Samuel Johnson: A Biography November 12, 2008 6 out of 7 found this review helpful
Although the term "man of letters" didn't come into its own until the Victorian age, it applies as much to the eighteenth-century literary lion Samuel Johnson as it does to his nineteenth-century successors. He wrote poetry, a play, a novel, law lectures, sermons, prayers, literary biographies, and essays. He edited periodicals and compiled the first modern English dictionary. That dictionary has served as a model for English-language lexicographers ever since and is the direct ancestor of the desk dictionaries we consult regularly. Of course, the most famous biography of Johnson was written by his Scottish friend James Boswell. Since then, many fine biographies have been written. Most notable among modern studies are those by John Wain, James Clifford, and W. Jackson Bate. Now Peter Martin has essayed Johnson's life anew. Martin's Johnson was, as all modern biographers agree he was, physically large and strong, intellectually brilliant, deeply religious, sociable, compassionate, and obstinate.Probably suffering from Tourette's Syndrome, Johnson's twitches, tics, and outbursts might have put people off, and yet the Great Cham had a circle of friends that encompassed many of the leading actors, artists, and political thinkers of his time. For Americans, one of Peter Martin's emphases is particularly interesting: Johnson's opposition to the American Revolution. Opposed to slavery and to the slave trade, Johnson took a young black man into his house as a servant, educated him, and left him a sizable sum in his will. Martin points out, correctly, that Johnson saw clearly and denounced the hypocrisy of Americans arguing for "freedom" whilst simultaneously holding and trading slaves. Samuel Johnson was a complex and endlessly fascinating man, not because he kicked every third lamppost as he walked down the street, but because of the power of his mind and the generosity of his character. Peter Martin does him justice in this new evaluation of Johnson's life and career.

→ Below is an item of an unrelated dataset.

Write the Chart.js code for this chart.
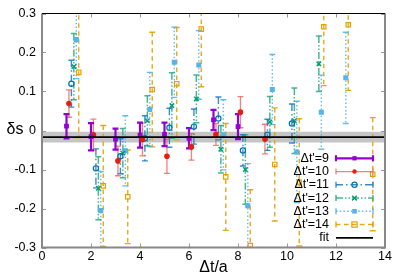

Samuel Johnson, A Biography October 24, 2008 1 out of 14 found this review helpful
I believe this book is beyond intellectual achievement. Do believe it was written for the educational community. It is a most difficult read but I will finish and perhaps the last half of the book will "turn me on". C.J. Layden
The Great Cham September 30, 2008 6 out of 8 found this review helpful
All those who desire to learn about Dr. Johnson will want to own and read this one-volume biography by Peter Martin. It is a solid retelling, with modest new insights, of the life--and the focus here is on the life, not the times--of the strongest contributor to the elevation of the English language.
As an aside, Professor Martin mentions John Wilkes several times in his book on Samuel Johnson. Those wishing to learn more about this quite interesting figure in English politics should read the excellent "John Wilkes" by Arthur H. Cash and published in 2006.
Readers who have yet to read James Boswell's "Life of Johnson" must do so at once.